Disparition imminente de l’assiette fiscale
Deuxièmement, l’assiette fiscale d’une taxe sur les transactions disparaîtra. Alors que les achats quotidiens ne devraient pas subir de grands changements, des mesures d’évitement seront particulièrement observées dans le secteur financier ainsi que dans le commerce de gros et l’industrie.
Ainsi, une taxe sur les transactions dans le commerce de gros et l’industrie créerait de mauvaises incitations en matière d’organisation économique. Les fusions d’entreprises au sein des chaînes de valeur devraient se multiplier. Les motivations seraient fiscales et non à des fins d’efficience économique. Car ainsi, les transactions volumineuses peuvent être internalisées au sein de l’entreprise elle-même, plutôt qu’être effectuées sur un marché. La taxe sur les transactions ne s’applique donc pas.

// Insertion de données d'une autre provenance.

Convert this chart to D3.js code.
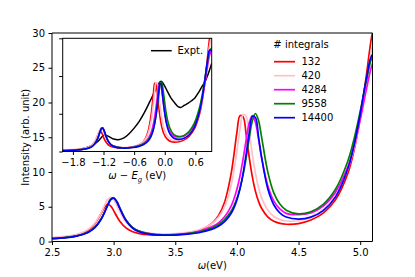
<!DOCTYPE html>
<html><head><meta charset="utf-8">
<script src="https://cdn.jsdelivr.net/npm/d3@7"></script>
<style>body{margin:0;background:#fff} svg{display:block} text{font-family:"DejaVu Sans",sans-serif;fill:#000}</style>
</head><body><svg id="c" width="415" height="277"></svg>
<script>
// ---- data ----
const omega = [2.2,2.3,2.4,2.5,2.6,2.7,2.75,2.8,2.85,2.9,2.925,2.95,2.975,3.0,3.025,3.05,3.1,3.15,3.2,3.3,3.4,3.5,3.6,3.7,3.8,3.85,3.9,3.95,3.975,4.0,4.025,4.05,4.075,4.1,4.125,4.15,4.175,4.2,4.25,4.3,4.35,4.4,4.5,4.6,4.7,4.8,4.9,4.95,5.0,5.05,5.1,5.15];
const s132   = [0.34,0.37,0.42,0.50,0.64,0.93,1.22,1.70,2.60,4.09,4.89,5.34,5.14,4.45,3.63,2.92,1.96,1.44,1.17,0.95,0.92,1.00,1.22,1.64,2.65,3.71,5.65,9.44,12.36,15.69,18.10,17.94,15.37,12.10,9.33,7.25,5.80,4.78,3.55,2.91,2.60,2.48,2.58,3.09,4.09,6.00,9.80,13.08,17.70,23.85,30.10,33.0];
const s420   = [0.40,0.44,0.50,0.57,0.73,1.05,1.34,1.84,2.70,4.20,5.15,5.99,6.35,6.00,5.19,4.26,2.81,1.99,1.54,1.16,1.07,1.13,1.33,1.73,2.61,3.48,5.00,7.85,10.14,13.00,16.13,18.26,18.00,15.64,12.57,9.86,7.81,6.31,4.53,3.60,3.15,2.95,2.99,3.51,4.58,6.60,10.44,13.42,17.59,22.87,28.16,31.2];
const s4284  = [0.24,0.28,0.33,0.43,0.56,0.82,1.05,1.43,2.09,3.29,4.18,5.19,6.04,6.29,5.78,4.83,3.08,2.06,1.53,1.09,0.95,1.00,1.17,1.50,2.14,2.69,3.55,4.98,6.07,7.51,9.43,11.84,14.62,17.08,18.13,17.17,14.81,12.11,8.05,5.80,4.65,4.05,3.85,4.12,5.10,7.10,10.79,13.76,17.51,21.81,25.59,27.2];
const s9558  = [0.24,0.28,0.34,0.43,0.57,0.82,1.05,1.44,2.09,3.30,4.19,5.20,6.05,6.30,5.78,4.83,3.09,2.07,1.54,1.09,0.94,0.99,1.14,1.44,1.99,2.45,3.15,4.27,5.10,6.19,7.66,9.59,12.05,14.86,17.35,18.42,17.45,15.06,10.05,6.95,5.35,4.50,3.97,4.28,5.35,7.52,11.59,14.73,18.71,23.09,26.64,27.6];
const s14400 = [0.22,0.25,0.30,0.40,0.53,0.78,1.01,1.38,2.03,3.24,4.12,5.13,5.98,6.23,5.71,4.76,3.01,1.98,1.44,1.02,0.91,0.93,1.05,1.29,1.78,2.19,2.85,3.95,4.81,5.98,7.57,9.76,12.56,15.59,18.00,17.85,15.10,12.14,7.62,5.25,4.10,3.52,3.22,3.50,4.45,6.42,10.46,13.83,18.31,23.39,26.88,26.5];
const seriesNames  = ["132","420","4284","9558","14400"];
const seriesValues = [s132,s420,s4284,s9558,s14400];
const seriesColors = ["#ff0000","#ffc0cb","#ff00ff","#008000","#0000ff"];
const xTicks = [2.5,3.0,3.5,4.0,4.5,5.0];
const yTicks = [0,5,10,15,20,25,30];

// inset
const EG = 4.22;          // band gap shift
const INSET_SCALE = 0.1;  // inset intensity scale
const exptX = [-2.0,-1.9,-1.8,-1.7,-1.6,-1.5,-1.4,-1.3,-1.25,-1.18,-1.1,-1.0,-0.91,-0.8,-0.7,-0.6,-0.5,-0.4,-0.3,-0.2,-0.12,-0.07,-0.02,0.05,0.12,0.2,0.26,0.32,0.38,0.46,0.52,0.59,0.66,0.72,0.79,0.85,0.92];
const exptY = [0.0,0.01,0.03,0.05,0.08,0.12,0.18,0.28,0.36,0.44,0.40,0.33,0.31,0.36,0.47,0.62,0.80,1.03,1.30,1.58,1.80,1.86,1.78,1.60,1.42,1.28,1.19,1.17,1.22,1.28,1.34,1.42,1.56,1.70,1.85,2.05,2.33];
const insetXTicks = [-1.8,-1.2,-0.6,0.0,0.6];
const insetYTicks = [0,1,2,3];

// ---- layout ----
const svg = d3.select("#c");
const M = {l:52, r:372.5, t:33, b:241.5};
const x = d3.scaleLinear().domain([2.5,5.1]).range([M.l,M.r]);
const y = d3.scaleLinear().domain([0,30]).range([M.b,M.t]);
const I = {l:62.7, r:211.7, t:38.3, b:151.5};
const xi = d3.scaleLinear().domain([-2.0,0.92]).range([I.l,I.r]);
const yi = d3.scaleLinear().domain([0,3]).range([I.b,I.t]);

const defs = svg.append("defs");
defs.append("clipPath").attr("id","mclip").append("rect")
  .attr("x",M.l).attr("y",M.t).attr("width",M.r-M.l).attr("height",M.b-M.t);
defs.append("clipPath").attr("id","iclip").append("rect")
  .attr("x",I.l).attr("y",I.t).attr("width",I.r-I.l).attr("height",I.b-I.t);

const curve = d3.curveCatmullRom.alpha(0.5);

// main lines
const gm = svg.append("g").attr("clip-path","url(#mclip)");
seriesValues.forEach((vals,k)=>{
  const line = d3.line().curve(curve).x((d,i)=>x(omega[i])).y(d=>y(d));
  gm.append("path").attr("d",line(vals)).attr("fill","none")
    .attr("stroke",seriesColors[k]).attr("stroke-width",1.7);
});

// main axes
const fs = 10;
const ax = svg.append("g").attr("transform",`translate(0,${M.b})`)
  .call(d3.axisBottom(x).tickValues(xTicks).tickFormat(d3.format(".1f")).tickSize(3.5).tickPadding(3.5));
const ay = svg.append("g").attr("transform",`translate(${M.l},0)`)
  .call(d3.axisLeft(y).tickValues(yTicks).tickFormat(d3.format("d")).tickSize(3.5).tickPadding(3.5));
[ax,ay].forEach(g=>{g.select(".domain").remove(); g.selectAll("text").attr("font-size",fs).attr("font-family","DejaVu Sans");});

// spines
const sp = svg.append("g").attr("stroke","#000").attr("stroke-width",1).attr("fill","none");
sp.append("line").attr("x1",M.l).attr("x2",M.r).attr("y1",M.t).attr("y2",M.t);
sp.append("line").attr("x1",M.l).attr("x2",M.l).attr("y1",M.t).attr("y2",M.b);
sp.append("line").attr("x1",M.r).attr("x2",M.r).attr("y1",M.t).attr("y2",M.b);
sp.append("line").attr("x1",M.l).attr("x2",M.r).attr("y1",M.b).attr("y2",M.b);

// labels
svg.append("text").attr("x",(M.l+M.r)/2).attr("y",269).attr("text-anchor","middle").attr("font-size",fs)
  .html('<tspan font-style="italic">ω</tspan>(eV)');
svg.append("text").attr("transform",`translate(29,${(M.t+M.b)/2}) rotate(-90)`).attr("text-anchor","middle").attr("font-size",fs)
  .text("Intensity (arb. unit)");

// legend
const lg = svg.append("g");
lg.append("text").attr("x",301).attr("y",47.5).attr("text-anchor","middle").attr("font-size",fs).text("# integrals");
seriesNames.forEach((n,k)=>{
  const yy = 61.7 + k*14;
  lg.append("line").attr("x1",274).attr("x2",295).attr("y1",yy).attr("y2",yy).attr("stroke",seriesColors[k]).attr("stroke-width",1.7);
  lg.append("text").attr("x",301.5).attr("y",yy+3.6).attr("font-size",fs).text(n);
});

// inset
svg.append("rect").attr("x",I.l).attr("y",I.t).attr("width",I.r-I.l).attr("height",I.b-I.t).attr("fill","#fff");
const gi = svg.append("g").attr("clip-path","url(#iclip)");
gi.append("path").attr("d", d3.line().curve(curve).x((d,i)=>xi(exptX[i])).y(d=>yi(d))(exptY))
  .attr("fill","none").attr("stroke","#000").attr("stroke-width",1.5);
seriesValues.forEach((vals,k)=>{
  const line = d3.line().curve(curve).x((d,i)=>xi(omega[i]-EG)).y(d=>yi(d*INSET_SCALE));
  gi.append("path").attr("d",line(vals)).attr("fill","none")
    .attr("stroke",seriesColors[k]).attr("stroke-width",1.6);
});
const axi = svg.append("g").attr("transform",`translate(0,${I.b})`)
  .call(d3.axisBottom(xi).tickValues(insetXTicks).tickFormat(d3.format(".1f")).tickSize(3.5).tickPadding(3.5));
const ayi = svg.append("g").attr("transform",`translate(${I.l},0)`)
  .call(d3.axisLeft(yi).tickValues(insetYTicks).tickFormat("").tickSize(3.5));
[axi,ayi].forEach(g=>{g.select(".domain").remove(); g.selectAll("text").attr("font-size",fs).attr("font-family","DejaVu Sans");});
svg.append("rect").attr("x",I.l).attr("y",I.t).attr("width",I.r-I.l).attr("height",I.b-I.t)
  .attr("fill","none").attr("stroke","#000").attr("stroke-width",1);
svg.append("text").attr("x",(I.l+I.r)/2).attr("y",179).attr("text-anchor","middle").attr("font-size",fs)
  .html('<tspan font-style="italic">ω</tspan> − <tspan font-style="italic">E</tspan><tspan font-style="italic" font-size="7" dy="2.5">g</tspan><tspan dy="-2.5"> (eV)</tspan>');
// inset legend
svg.append("line").attr("x1",151).attr("x2",171.7).attr("y1",50.7).attr("y2",50.7).attr("stroke","#000").attr("stroke-width",1.5);
svg.append("text").attr("x",177.5).attr("y",54.3).attr("font-size",fs).text("Expt.");
</script></body></html>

Si de tels regroupements ne sont pas possibles, il y a une incitation à délocaliser les étapes liées à la valeur ajoutée à l’étranger. Cette dimension internationale est justement d’une importance capitale pour les transactions financières. Ainsi, à l’ère du numérique, les transactions financières peuvent être effectuées relativement facilement dans des juridictions étrangères. Il s’agit là non pas d’une théorie, mais d’une pratique bien réelle.
Mauvaises expériences en Suisse et à l’étranger
En 1984, la Suède a introduit une taxe sur les transactions financières avec un taux d’imposition de 0,5 % pour chaque acheteur et vendeur d’actions et d’options associées. Cinq ans plus tard, la taxe a été étendue aux obligations et aux produits dérivés liés, mais avec un taux d’imposition beaucoup plus faible, compris entre 0,002 % et 0,03 %. Résultat : plus de la moitié des transactions boursières suédoises s’est déplacée à Londres, le commerce des obligations s’est effondré de 85 % la première semaine, malgré un taux d’imposition exprimé en millième, et le commerce des produits dérivés a pratiquement disparu. Les revenus n’ont représenté qu’environ 3 % des recettes attendues dans le cas des obligations et ont complètement disparu dans le cas des actions en raison d’une baisse de l’impôt sur les gains en capital.
La Suisse connaît également un concept similaire avec le droit de négociation pour les commerçants suisses de titres (il s’agit d’un aspect partiel du droit de timbre, qui lui est plus connu) de 0,15 % à 0,3 % sur l’achat et la vente de certains titres. En Suisse aussi, le coût de cet impôt est important. Selon une étude de BAK Economics, une réforme du droit de timbre ainsi que du système de l’impôt anticipé pourrait augmenter le PIB suisse de 1,4 % sur une période de dix ans. Les auteurs de l’étude expliquent en outre qu’une telle réforme ferait plus que compenser à long terme les importantes pertes de recettes initiales de la Confédération.
Enfin, une taxe sur les transactions incite à regrouper en «volets» individuels des transactions qui sont aujourd’hui traitées individuellement. Cela permet de solder certaines créances et d’économiser des impôts. Il est également probable que les transactions se feraient davantage avec de la monnaie scripturale non réglementée (c’est-à-dire l’échange de passifs sur un bilan). Il en résulterait une croissance du secteur bancaire parallèle. Dans l’ensemble, le système financier risque de devenir plus instable avec une taxe sur les transactions. Des travaux de recherche suggèrent d’ailleurs que l’introduction d’une telle taxe en France a sapé le fonctionnement du marché.
Simple et facile, mais mauvais
Une taxe sur les transactions, telle que proposée autrefois dans l’initiative sur les micro-impôts, viole le principe de capacité contributive, conduit à des fusions d’entreprises inefficaces et peut facilement être contournée pour certaines transactions. Une telle taxe est donc non seulement injuste et source de distorsions, mais multiplierait les problèmes au fil du temps. Si l’on veut limiter les mesures visant à éviter cette taxe ainsi que les frictions économiques, il faudrait agrandir davantage la bureaucratie fiscale ainsi que les interventions fiscales globales dans la vie économique.
De manière générale, les taxes sur les transactions sont donc peut-être simples au premier abord, mais elles ne sont pas une bonne idée pour autant. Même une taxe sur les transactions plus restreinte, limitée au seul domaine financier, pose des problèmes, comme l’ont montré les expériences faites à l’étranger. Il est compréhensible que les politiques réfléchissent actuellement à la manière d’améliorer la situation financière de la Confédération. Mais au lieu d’introduire des taxes problématiques, il serait préférable d’exploiter le potentiel d’économies actuel. Ces prochains mois, Avenir Suisse montrera où se trouve ce potentiel dans une «série d’été».